-- GIVEN TASK --
Restate each of the lines below word for word and drop every picture.

-- DATA ROWS --
· · · · ·

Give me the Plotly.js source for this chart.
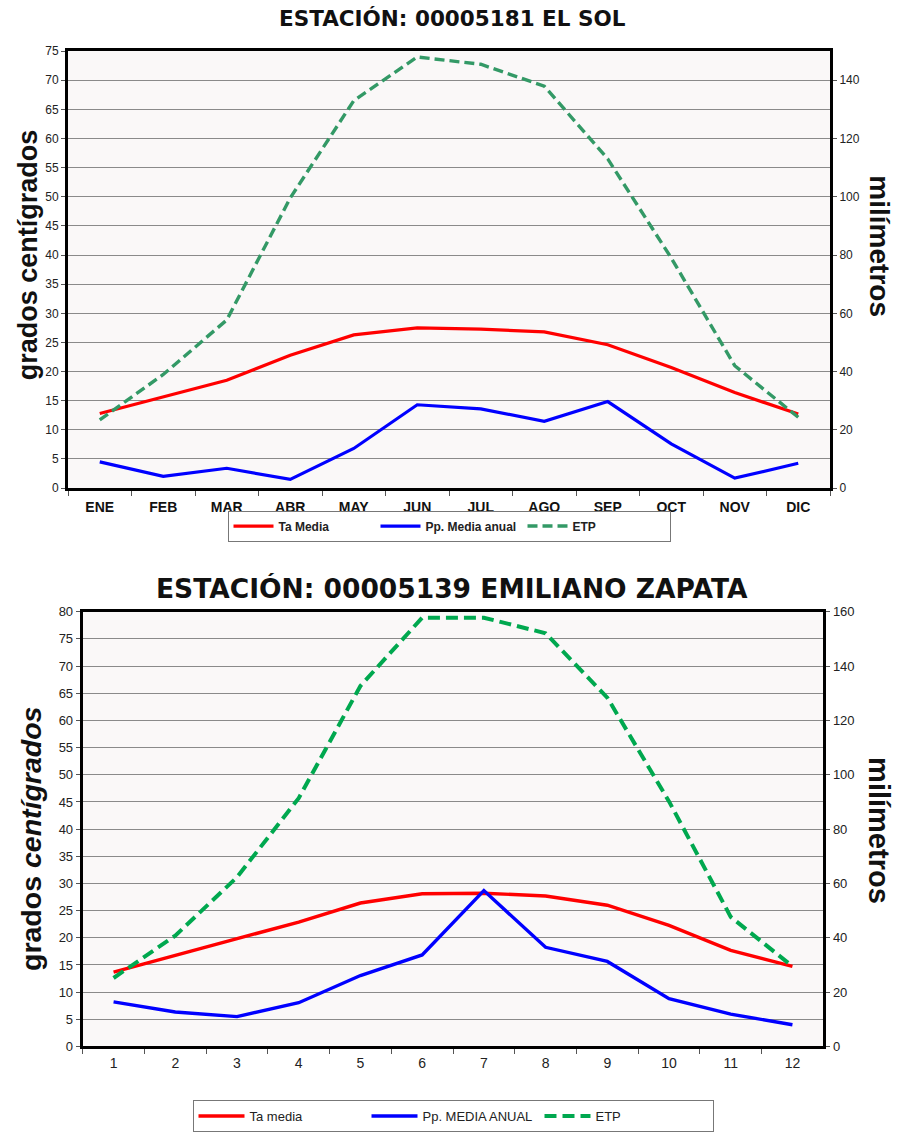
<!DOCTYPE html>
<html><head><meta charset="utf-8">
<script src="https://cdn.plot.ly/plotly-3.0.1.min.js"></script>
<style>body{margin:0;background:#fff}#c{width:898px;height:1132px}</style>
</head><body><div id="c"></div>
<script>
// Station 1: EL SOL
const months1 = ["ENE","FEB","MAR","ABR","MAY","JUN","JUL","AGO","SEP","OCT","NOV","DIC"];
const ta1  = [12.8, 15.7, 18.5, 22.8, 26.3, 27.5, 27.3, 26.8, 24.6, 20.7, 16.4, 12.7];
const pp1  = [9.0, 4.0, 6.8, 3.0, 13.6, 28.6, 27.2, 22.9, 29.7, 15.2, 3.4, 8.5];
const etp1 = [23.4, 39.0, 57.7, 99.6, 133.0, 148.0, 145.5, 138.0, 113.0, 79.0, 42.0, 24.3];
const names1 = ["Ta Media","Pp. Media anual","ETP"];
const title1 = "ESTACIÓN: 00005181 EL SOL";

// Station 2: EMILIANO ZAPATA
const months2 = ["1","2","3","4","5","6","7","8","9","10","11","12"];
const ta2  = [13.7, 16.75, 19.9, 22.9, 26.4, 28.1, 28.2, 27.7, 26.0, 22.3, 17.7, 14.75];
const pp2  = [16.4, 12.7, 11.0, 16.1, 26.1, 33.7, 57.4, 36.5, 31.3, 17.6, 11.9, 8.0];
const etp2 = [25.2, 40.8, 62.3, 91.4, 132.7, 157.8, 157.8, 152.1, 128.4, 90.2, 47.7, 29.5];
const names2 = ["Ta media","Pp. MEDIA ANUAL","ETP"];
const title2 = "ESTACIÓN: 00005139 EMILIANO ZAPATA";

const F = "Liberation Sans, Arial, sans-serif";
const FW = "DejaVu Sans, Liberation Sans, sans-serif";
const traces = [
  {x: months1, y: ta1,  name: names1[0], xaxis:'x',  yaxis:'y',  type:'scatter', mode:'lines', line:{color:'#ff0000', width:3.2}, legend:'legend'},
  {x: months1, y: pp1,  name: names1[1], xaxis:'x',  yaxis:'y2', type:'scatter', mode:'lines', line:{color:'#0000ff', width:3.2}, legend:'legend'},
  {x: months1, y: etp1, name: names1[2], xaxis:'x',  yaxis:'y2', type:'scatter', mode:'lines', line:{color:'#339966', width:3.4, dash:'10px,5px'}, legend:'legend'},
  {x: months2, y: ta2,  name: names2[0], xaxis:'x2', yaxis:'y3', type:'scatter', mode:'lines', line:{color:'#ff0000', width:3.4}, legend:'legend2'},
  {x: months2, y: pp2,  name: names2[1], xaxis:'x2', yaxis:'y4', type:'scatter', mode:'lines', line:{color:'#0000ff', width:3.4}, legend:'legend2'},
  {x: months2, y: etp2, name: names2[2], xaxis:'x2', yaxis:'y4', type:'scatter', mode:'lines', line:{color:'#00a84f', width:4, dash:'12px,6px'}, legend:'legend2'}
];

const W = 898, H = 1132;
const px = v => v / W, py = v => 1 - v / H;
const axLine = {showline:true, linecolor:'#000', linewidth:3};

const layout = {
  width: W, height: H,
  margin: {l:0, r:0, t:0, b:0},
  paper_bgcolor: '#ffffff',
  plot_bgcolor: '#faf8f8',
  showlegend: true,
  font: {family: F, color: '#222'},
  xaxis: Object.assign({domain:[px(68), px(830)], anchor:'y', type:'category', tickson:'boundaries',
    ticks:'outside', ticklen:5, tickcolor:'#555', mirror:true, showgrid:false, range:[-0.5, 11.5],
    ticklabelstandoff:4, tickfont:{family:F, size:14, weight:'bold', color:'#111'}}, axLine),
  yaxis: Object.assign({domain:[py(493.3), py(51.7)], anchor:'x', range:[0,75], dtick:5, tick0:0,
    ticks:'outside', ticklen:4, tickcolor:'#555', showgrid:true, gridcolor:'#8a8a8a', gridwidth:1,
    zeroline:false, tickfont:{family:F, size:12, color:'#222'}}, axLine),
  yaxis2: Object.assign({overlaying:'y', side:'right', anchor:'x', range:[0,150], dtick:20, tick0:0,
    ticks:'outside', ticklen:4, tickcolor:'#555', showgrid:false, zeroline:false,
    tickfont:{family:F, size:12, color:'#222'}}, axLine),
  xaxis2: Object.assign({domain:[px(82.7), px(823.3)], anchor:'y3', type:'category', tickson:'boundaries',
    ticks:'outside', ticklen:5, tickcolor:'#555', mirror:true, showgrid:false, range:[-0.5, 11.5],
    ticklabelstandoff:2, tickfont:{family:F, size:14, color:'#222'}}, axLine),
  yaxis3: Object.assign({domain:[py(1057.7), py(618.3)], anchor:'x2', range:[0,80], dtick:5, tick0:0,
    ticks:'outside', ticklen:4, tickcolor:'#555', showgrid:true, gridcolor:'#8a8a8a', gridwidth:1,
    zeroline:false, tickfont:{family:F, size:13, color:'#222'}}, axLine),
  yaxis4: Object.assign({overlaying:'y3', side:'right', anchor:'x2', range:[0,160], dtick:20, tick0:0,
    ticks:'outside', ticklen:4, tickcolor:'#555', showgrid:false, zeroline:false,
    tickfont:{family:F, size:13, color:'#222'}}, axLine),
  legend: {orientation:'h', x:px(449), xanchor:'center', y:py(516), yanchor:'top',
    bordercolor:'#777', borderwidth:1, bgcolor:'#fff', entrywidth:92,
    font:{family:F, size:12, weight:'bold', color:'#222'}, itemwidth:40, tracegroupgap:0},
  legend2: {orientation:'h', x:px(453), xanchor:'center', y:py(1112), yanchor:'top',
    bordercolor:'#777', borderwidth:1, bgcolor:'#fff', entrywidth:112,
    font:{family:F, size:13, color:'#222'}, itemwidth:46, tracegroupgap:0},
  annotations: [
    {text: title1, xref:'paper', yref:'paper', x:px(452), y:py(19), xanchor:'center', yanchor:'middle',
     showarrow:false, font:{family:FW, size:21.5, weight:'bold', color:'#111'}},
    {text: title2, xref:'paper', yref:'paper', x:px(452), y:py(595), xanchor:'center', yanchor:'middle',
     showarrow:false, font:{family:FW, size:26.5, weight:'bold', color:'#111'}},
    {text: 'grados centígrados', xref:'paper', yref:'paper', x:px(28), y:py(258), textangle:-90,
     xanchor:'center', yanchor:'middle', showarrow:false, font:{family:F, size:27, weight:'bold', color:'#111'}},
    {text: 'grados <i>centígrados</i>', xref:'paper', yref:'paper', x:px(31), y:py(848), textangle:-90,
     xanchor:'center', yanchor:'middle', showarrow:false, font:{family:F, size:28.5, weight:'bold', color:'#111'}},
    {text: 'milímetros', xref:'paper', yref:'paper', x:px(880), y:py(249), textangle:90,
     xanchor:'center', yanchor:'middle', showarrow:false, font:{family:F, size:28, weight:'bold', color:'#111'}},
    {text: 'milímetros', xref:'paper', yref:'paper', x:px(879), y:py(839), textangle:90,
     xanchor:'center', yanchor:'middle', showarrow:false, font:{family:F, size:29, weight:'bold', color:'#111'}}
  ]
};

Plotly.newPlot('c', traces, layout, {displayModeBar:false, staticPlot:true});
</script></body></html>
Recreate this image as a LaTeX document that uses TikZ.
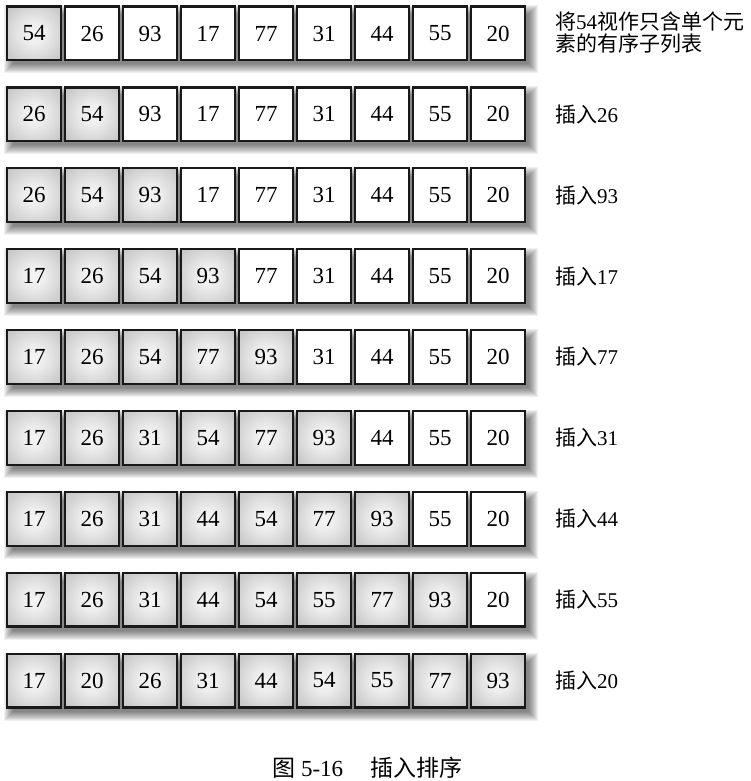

· · · · ·

-- ANSWER IN FULL --
Give me the Plotly.js source for this chart.
<!DOCTYPE html>
<html><head><meta charset="utf-8">
<script src="https://cdn.plot.ly/plotly-3.0.1.min.js"></script>
<style>body{margin:0;background:#fff}#c{width:898px;height:1132px}</style>
</head><body><div id="c"></div>
<script>
// Station 1: EL SOL
const months1 = ["ENE","FEB","MAR","ABR","MAY","JUN","JUL","AGO","SEP","OCT","NOV","DIC"];
const ta1  = [12.8, 15.7, 18.5, 22.8, 26.3, 27.5, 27.3, 26.8, 24.6, 20.7, 16.4, 12.7];
const pp1  = [9.0, 4.0, 6.8, 3.0, 13.6, 28.6, 27.2, 22.9, 29.7, 15.2, 3.4, 8.5];
const etp1 = [23.4, 39.0, 57.7, 99.6, 133.0, 148.0, 145.5, 138.0, 113.0, 79.0, 42.0, 24.3];
const names1 = ["Ta Media","Pp. Media anual","ETP"];
const title1 = "ESTACIÓN: 00005181 EL SOL";

// Station 2: EMILIANO ZAPATA
const months2 = ["1","2","3","4","5","6","7","8","9","10","11","12"];
const ta2  = [13.7, 16.75, 19.9, 22.9, 26.4, 28.1, 28.2, 27.7, 26.0, 22.3, 17.7, 14.75];
const pp2  = [16.4, 12.7, 11.0, 16.1, 26.1, 33.7, 57.4, 36.5, 31.3, 17.6, 11.9, 8.0];
const etp2 = [25.2, 40.8, 62.3, 91.4, 132.7, 157.8, 157.8, 152.1, 128.4, 90.2, 47.7, 29.5];
const names2 = ["Ta media","Pp. MEDIA ANUAL","ETP"];
const title2 = "ESTACIÓN: 00005139 EMILIANO ZAPATA";

const F = "Liberation Sans, Arial, sans-serif";
const FW = "DejaVu Sans, Liberation Sans, sans-serif";
const traces = [
  {x: months1, y: ta1,  name: names1[0], xaxis:'x',  yaxis:'y',  type:'scatter', mode:'lines', line:{color:'#ff0000', width:3.2}, legend:'legend'},
  {x: months1, y: pp1,  name: names1[1], xaxis:'x',  yaxis:'y2', type:'scatter', mode:'lines', line:{color:'#0000ff', width:3.2}, legend:'legend'},
  {x: months1, y: etp1, name: names1[2], xaxis:'x',  yaxis:'y2', type:'scatter', mode:'lines', line:{color:'#339966', width:3.4, dash:'10px,5px'}, legend:'legend'},
  {x: months2, y: ta2,  name: names2[0], xaxis:'x2', yaxis:'y3', type:'scatter', mode:'lines', line:{color:'#ff0000', width:3.4}, legend:'legend2'},
  {x: months2, y: pp2,  name: names2[1], xaxis:'x2', yaxis:'y4', type:'scatter', mode:'lines', line:{color:'#0000ff', width:3.4}, legend:'legend2'},
  {x: months2, y: etp2, name: names2[2], xaxis:'x2', yaxis:'y4', type:'scatter', mode:'lines', line:{color:'#00a84f', width:4, dash:'12px,6px'}, legend:'legend2'}
];

const W = 898, H = 1132;
const px = v => v / W, py = v => 1 - v / H;
const axLine = {showline:true, linecolor:'#000', linewidth:3};

const layout = {
  width: W, height: H,
  margin: {l:0, r:0, t:0, b:0},
  paper_bgcolor: '#ffffff',
  plot_bgcolor: '#faf8f8',
  showlegend: true,
  font: {family: F, color: '#222'},
  xaxis: Object.assign({domain:[px(68), px(830)], anchor:'y', type:'category', tickson:'boundaries',
    ticks:'outside', ticklen:5, tickcolor:'#555', mirror:true, showgrid:false, range:[-0.5, 11.5],
    ticklabelstandoff:4, tickfont:{family:F, size:14, weight:'bold', color:'#111'}}, axLine),
  yaxis: Object.assign({domain:[py(493.3), py(51.7)], anchor:'x', range:[0,75], dtick:5, tick0:0,
    ticks:'outside', ticklen:4, tickcolor:'#555', showgrid:true, gridcolor:'#8a8a8a', gridwidth:1,
    zeroline:false, tickfont:{family:F, size:12, color:'#222'}}, axLine),
  yaxis2: Object.assign({overlaying:'y', side:'right', anchor:'x', range:[0,150], dtick:20, tick0:0,
    ticks:'outside', ticklen:4, tickcolor:'#555', showgrid:false, zeroline:false,
    tickfont:{family:F, size:12, color:'#222'}}, axLine),
  xaxis2: Object.assign({domain:[px(82.7), px(823.3)], anchor:'y3', type:'category', tickson:'boundaries',
    ticks:'outside', ticklen:5, tickcolor:'#555', mirror:true, showgrid:false, range:[-0.5, 11.5],
    ticklabelstandoff:2, tickfont:{family:F, size:14, color:'#222'}}, axLine),
  yaxis3: Object.assign({domain:[py(1057.7), py(618.3)], anchor:'x2', range:[0,80], dtick:5, tick0:0,
    ticks:'outside', ticklen:4, tickcolor:'#555', showgrid:true, gridcolor:'#8a8a8a', gridwidth:1,
    zeroline:false, tickfont:{family:F, size:13, color:'#222'}}, axLine),
  yaxis4: Object.assign({overlaying:'y3', side:'right', anchor:'x2', range:[0,160], dtick:20, tick0:0,
    ticks:'outside', ticklen:4, tickcolor:'#555', showgrid:false, zeroline:false,
    tickfont:{family:F, size:13, color:'#222'}}, axLine),
  legend: {orientation:'h', x:px(449), xanchor:'center', y:py(516), yanchor:'top',
    bordercolor:'#777', borderwidth:1, bgcolor:'#fff', entrywidth:92,
    font:{family:F, size:12, weight:'bold', color:'#222'}, itemwidth:40, tracegroupgap:0},
  legend2: {orientation:'h', x:px(453), xanchor:'center', y:py(1112), yanchor:'top',
    bordercolor:'#777', borderwidth:1, bgcolor:'#fff', entrywidth:112,
    font:{family:F, size:13, color:'#222'}, itemwidth:46, tracegroupgap:0},
  annotations: [
    {text: title1, xref:'paper', yref:'paper', x:px(452), y:py(19), xanchor:'center', yanchor:'middle',
     showarrow:false, font:{family:FW, size:21.5, weight:'bold', color:'#111'}},
    {text: title2, xref:'paper', yref:'paper', x:px(452), y:py(595), xanchor:'center', yanchor:'middle',
     showarrow:false, font:{family:FW, size:26.5, weight:'bold', color:'#111'}},
    {text: 'grados centígrados', xref:'paper', yref:'paper', x:px(28), y:py(258), textangle:-90,
     xanchor:'center', yanchor:'middle', showarrow:false, font:{family:F, size:27, weight:'bold', color:'#111'}},
    {text: 'grados <i>centígrados</i>', xref:'paper', yref:'paper', x:px(31), y:py(848), textangle:-90,
     xanchor:'center', yanchor:'middle', showarrow:false, font:{family:F, size:28.5, weight:'bold', color:'#111'}},
    {text: 'milímetros', xref:'paper', yref:'paper', x:px(880), y:py(249), textangle:90,
     xanchor:'center', yanchor:'middle', showarrow:false, font:{family:F, size:28, weight:'bold', color:'#111'}},
    {text: 'milímetros', xref:'paper', yref:'paper', x:px(879), y:py(839), textangle:90,
     xanchor:'center', yanchor:'middle', showarrow:false, font:{family:F, size:29, weight:'bold', color:'#111'}}
  ]
};

Plotly.newPlot('c', traces, layout, {displayModeBar:false, staticPlot:true});
</script></body></html>
Recreate this image as a LaTeX document that uses TikZ.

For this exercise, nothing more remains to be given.